Quotulatiousness

November 26, 2013

Never-let-a-crisis-go-to-waste department – the modern slavery bill

Filed under: Britain, Law, Media — Tags: , , , , — Nicholas @ 09:11

Tim Worstall explains why the rush to legislate based on the public outrage over the most recent case of slavery is a bad idea that will have worse results:

I know that I shouldn’t giggle over such things but the revelation that the three “slaves” recently found were in fact the remnants of a Maoist commune well known to social services (indeed, housed by the local council) does provide a certain amusement as we see various leftish types suddenly running away from the story. However, now onto something a great deal more important. Theresa May and various campaigners are going to use this to try and pass an extremely bad law about modern slavery. And it’s worth our all complaining very loudly about this now, as the bill is being drawn up, not later when it is too late.
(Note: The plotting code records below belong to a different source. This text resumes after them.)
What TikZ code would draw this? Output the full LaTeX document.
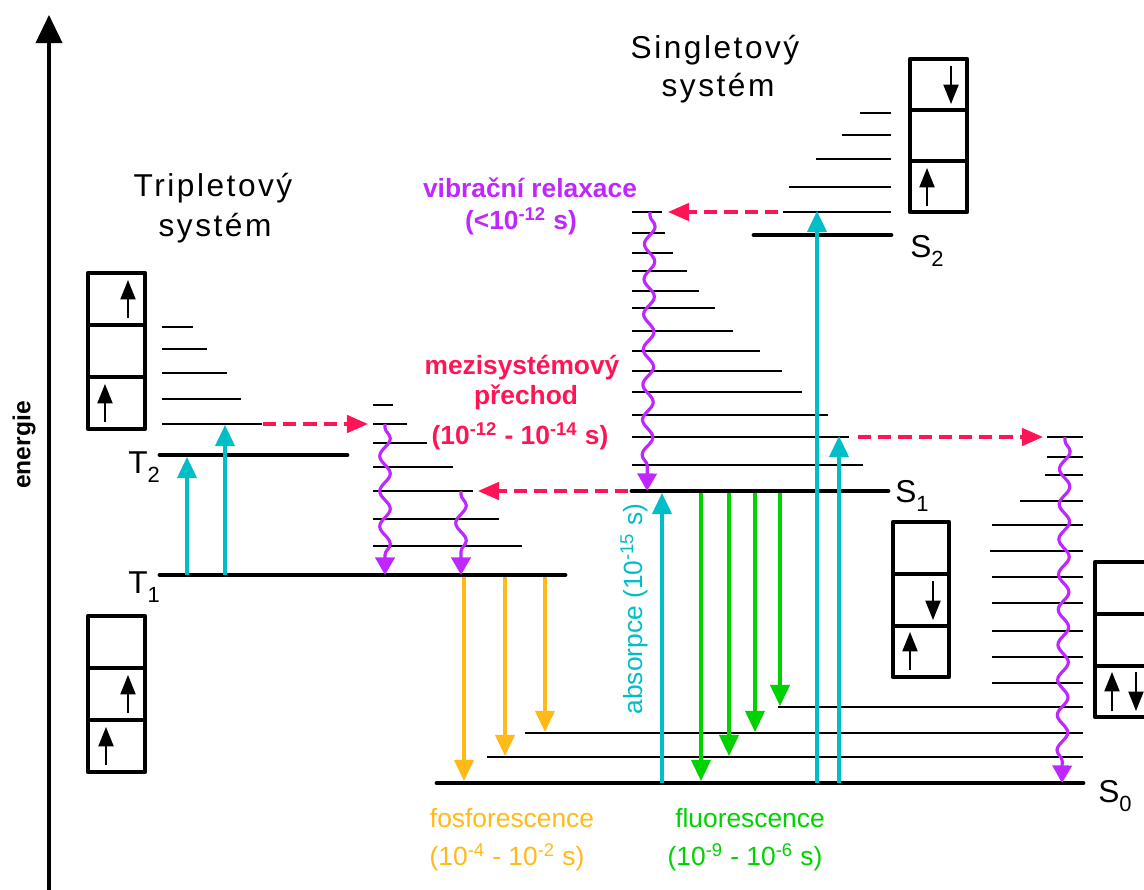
\documentclass[tikz,border=0pt]{standalone}
\usepackage{fontspec}
\setmainfont{Liberation Sans}
\newfontfamily\spaced{Liberation Sans}[LetterSpace=8]
\usetikzlibrary{arrows.meta,decorations.pathmorphing}
\definecolor{cy}{RGB}{0,190,200}
\definecolor{pu}{RGB}{190,40,255}
\definecolor{rd}{RGB}{255,20,85}
\definecolor{og}{RGB}{255,185,25}
\definecolor{gr}{RGB}{0,210,0}
\newcommand\lvlab[2]{#1\raisebox{-5.5pt}{\fontsize{12.5}{13}\selectfont #2}}
\begin{document}
\begin{tikzpicture}[x=0.02cm,y=-0.02cm,
  vib/.style={line width=1.1pt},
  lev/.style={line width=2.8pt,line cap=round},
  cell/.style={line width=2.4pt,line join=round},
  spin/.style={line width=1.2pt,-{Triangle[width=8.5pt,length=11pt]}},
  tr/.style={line width=1.8pt,-{Triangle[width=11pt,length=12pt]}},
  absarr/.style={tr,cy},
  fluarr/.style={tr,gr},
  phosarr/.style={tr,og},
  iscarr/.style={rd,line width=1.8pt,dash pattern=on 7.5pt off 4pt,-{Triangle[width=10pt,length=12pt]}},
  vrarr/.style={pu,line width=1.8pt,decorate,decoration={snake,amplitude=3pt,segment length=20pt,pre length=2pt,post length=10pt},-{Triangle[width=11pt,length=10pt]}},
  title/.style={font=\spaced\fontsize{18}{20}\selectfont},
  lab/.style={font=\fontsize{18}{20}\selectfont,anchor=base west,inner sep=0pt},
  boldlab/.style={font=\bfseries\fontsize{15}{17}\selectfont},
  reglab/.style={font=\fontsize{15}{17}\selectfont}
]
\useasboundingbox (0,0) rectangle (1144,890);

% energy axis
\coordinate (ax0) at (49,890);
\coordinate (ax1) at (49,15);
\draw[line width=1.8pt,-{Triangle[width=15pt,length=16pt]}] (ax0) -- (ax1);
\node[rotate=90,font=\bfseries\fontsize{14}{16}\selectfont] (en) at (24,445) {energie};

% titles
\node[title] (tt) at (213,188) {Tripletový};
\node[title] (ts) at (215,228) {systém};
\node[title] (st) at (715,50) {Singletový};
\node[title] (ss) at (718,88) {systém};

% triplet levels
\draw[lev] (160,455) -- (347,455);
\draw[lev] (160,575) -- (565,575);
\foreach \y/\e in {327/193,349/207,373/227,399/241,424/262}
  \draw[vib] (162,\y) -- (\e,\y);
\foreach \y/\e in {405/393,424/407,443/427,467/453,491/473,519/499,546/522}
  \draw[vib] (373,\y) -- (\e,\y);

% singlet levels
\draw[lev] (754,235) -- (891,235);
\foreach \y/\s in {113/860,135/842,159/816,187/789,212/783}
  \draw[vib] (\s,\y) -- (891,\y);
\draw[lev] (632,491) -- (888,491);
\foreach \y/\e in {212/662,233/665,253/673,271/687,291/699,308/715,331/733,351/760,371/782,392/802,415/828,437/849,465/863}
  \draw[vib] (632,\y) -- (\e,\y);
\draw[lev] (437,783) -- (1083,783);
\foreach \y/\s in {437/1047,457/1047,475/1045,501/1020,525/992,551/990,577/992,603/992,631/992,657/992,683/992,707/778,733/525,757/487}
  \draw[vib] (\s,\y) -- (1083,\y);

% level labels
\node[lab] (lT2) at (128,473) {\lvlab{T}{2}};
\node[lab] (lT1) at (128,593) {\lvlab{T}{1}};
\node[lab] (lS2) at (910,257) {\lvlab{S}{2}};
\node[lab] (lS1) at (895,502) {\lvlab{S}{1}};
\node[lab] (lS0) at (1098,802) {\lvlab{S}{0}};

% orbital boxes
\draw[cell] (88,273) rectangle (145,429);
\draw[cell] (88,325) -- (145,325) (88,377) -- (145,377);
\draw[spin] (128,318) -- (128,280);
\draw[spin] (105,422) -- (105,384);

\draw[cell] (88,616) rectangle (145,772);
\draw[cell] (88,668) -- (145,668) (88,720) -- (145,720);
\draw[spin] (128,713) -- (128,675);
\draw[spin] (106,765) -- (106,727);

\draw[cell] (910,59) rectangle (967,212);
\draw[cell] (910,110) -- (967,110) (910,161) -- (967,161);
\draw[spin] (951,66) -- (951,104);
\draw[spin] (927,206) -- (927,168);

\draw[cell] (893,522) rectangle (949,677);
\draw[cell] (893,574) -- (949,574) (893,626) -- (949,626);
\draw[spin] (933,581) -- (933,620);
\draw[spin] (910,670) -- (910,632);

\draw[cell] (1095,562) rectangle (1160,717);
\draw[cell] (1095,614) -- (1160,614) (1095,666) -- (1160,666);
\draw[spin] (1112,711) -- (1112,672);
\draw[spin] (1136,672) -- (1136,711);

% triplet transitions
\coordinate (a1s) at (187,575); \coordinate (a1e) at (187,457);
\coordinate (a2s) at (225,575); \coordinate (a2e) at (225,425);
\draw[absarr] (a1s) -- (a1e);
\draw[absarr] (a2s) -- (a2e);
\coordinate (i1s) at (263,424); \coordinate (i1e) at (368,424);
\draw[iscarr] (i1s) -- (i1e);
\coordinate (v1s) at (385,424); \coordinate (v1e) at (385,575);
\draw[vrarr] (v1s) -- (v1e);
\coordinate (v2s) at (461,491); \coordinate (v2e) at (461,575);
\draw[vrarr] (v2s) -- (v2e);
\coordinate (i2s) at (628,491); \coordinate (i2e) at (478,491);
\draw[iscarr] (i2s) -- (i2e);
\coordinate (p1s) at (464,577); \coordinate (p1e) at (464,781);
\coordinate (p2s) at (505,577); \coordinate (p2e) at (505,756);
\coordinate (p3s) at (545,577); \coordinate (p3e) at (545,732);
\draw[phosarr] (p1s) -- (p1e);
\draw[phosarr] (p2s) -- (p2e);
\draw[phosarr] (p3s) -- (p3e);

% singlet transitions
\coordinate (b1s) at (662,783); \coordinate (b1e) at (662,493);
\coordinate (b2s) at (817,783); \coordinate (b2e) at (817,211);
\coordinate (b3s) at (839,783); \coordinate (b3e) at (839,436);
\draw[absarr] (b1s) -- (b1e);
\draw[absarr] (b2s) -- (b2e);
\draw[absarr] (b3s) -- (b3e);
\coordinate (i3s) at (778,212); \coordinate (i3e) at (668,212);
\draw[iscarr] (i3s) -- (i3e);
\coordinate (v3s) at (650,212); \coordinate (v3e) at (647,491);
\draw[vrarr] (v3s) -- (v3e);
\coordinate (i4s) at (858,437); \coordinate (i4e) at (1043,437);
\draw[iscarr] (i4s) -- (i4e);
\coordinate (v4s) at (1065,437); \coordinate (v4e) at (1062,783);
\draw[vrarr] (v4s) -- (v4e);
\coordinate (f1s) at (701,493); \coordinate (f1e) at (701,781);
\coordinate (f2s) at (729,493); \coordinate (f2e) at (729,756);
\coordinate (f3s) at (755,493); \coordinate (f3e) at (755,732);
\coordinate (f4s) at (780,493); \coordinate (f4e) at (780,706);
\draw[fluarr] (f1s) -- (f1e);
\draw[fluarr] (f2s) -- (f2e);
\draw[fluarr] (f3s) -- (f3e);
\draw[fluarr] (f4s) -- (f4e);

% process labels
\node[boldlab,text=pu] (vr1) at (530,188) {vibrační relaxace};
\node[boldlab,text=pu] (vr2) at (521,221) {(<10\textsuperscript{-12} s)};
\node[boldlab,text=rd] (is1) at (522,368) {mezisystémový};
\node[boldlab,text=rd] (is2) at (526,397) {přechod};
\node[boldlab,text=rd] (is3) at (520,436) {(10\textsuperscript{-12} - 10\textsuperscript{-14} s)};
\node[reglab,text=cy,rotate=90] (ab) at (634,609) {absorpce (10\textsuperscript{-15} s)};
\node[reglab,text=og] (ph1) at (512,818) {fosforescence};
\node[reglab,text=og] (ph2) at (507,857) {(10\textsuperscript{-4} - 10\textsuperscript{-2} s)};
\node[reglab,text=gr] (fl1) at (750,818) {fluorescence};
\node[reglab,text=gr] (fl2) at (745,857) {(10\textsuperscript{-9} - 10\textsuperscript{-6} s)};
\end{tikzpicture}
\end{document}
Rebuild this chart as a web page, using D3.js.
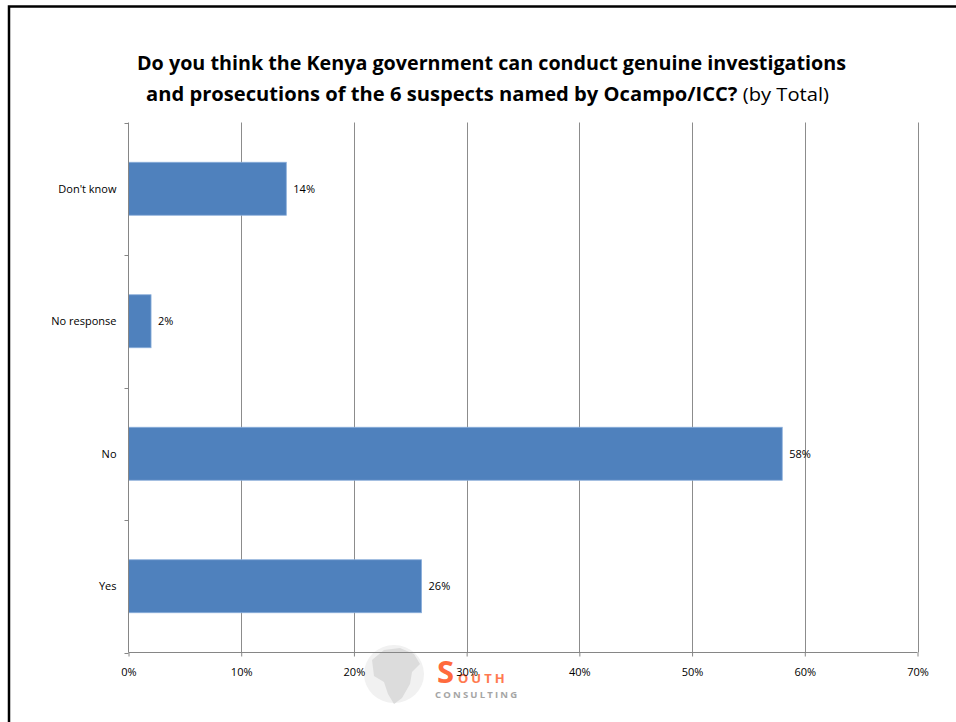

The problem is that there are two distinct meanings being conflated together for the convenience of the legislators, police, and media: I) sex slavery (which most people recognize as a terrible crime that should be prosecuted to the fullest extent of the law) and II) illegal immigration (which is not the same thing at all). By lumping the much larger number of type II cases in with the tiny number of type I, you get a big headline-friendly number to shock and energize the population who think you’re really talking only about type I cases.

As Operation Pentameter found out, after every police force in the country tried to search out and find sex slaves they found not one single case in the entire country that they were able to prosecute for the crime.

That is, the police went looking for slavery, type I definition of trafficking, while this foundation is using the type II definition of illegal immigration (or, to get to that 50% number, simply of immigration, legal or not).

Oh, and Eaves is involved. They were the people behind the Poppy Project. Which, laughably, claimed that evidence of foreign born women working in brothels in London was evidence of trafficking. Guess all those foreigners working in The City are slaves then, eh?

Just to make this entirely clear here. These campaigners (and that includes May here) are going to use our revulsion of the type I trafficking to pass extraordinarly severe laws against the type II stuff. Up to and including life imprisonment and confiscation of all financial assets. Yet it is only type I that is in fact slavery. Type II is more normally defined as the employment of an illegal immigrant.

Anyone really want life imprisonment for employment of an illegal immigrant? Someone who, entirely of their own volition, tried to make their lives better by breaking the law to come to this country is now going to be defined as a slave?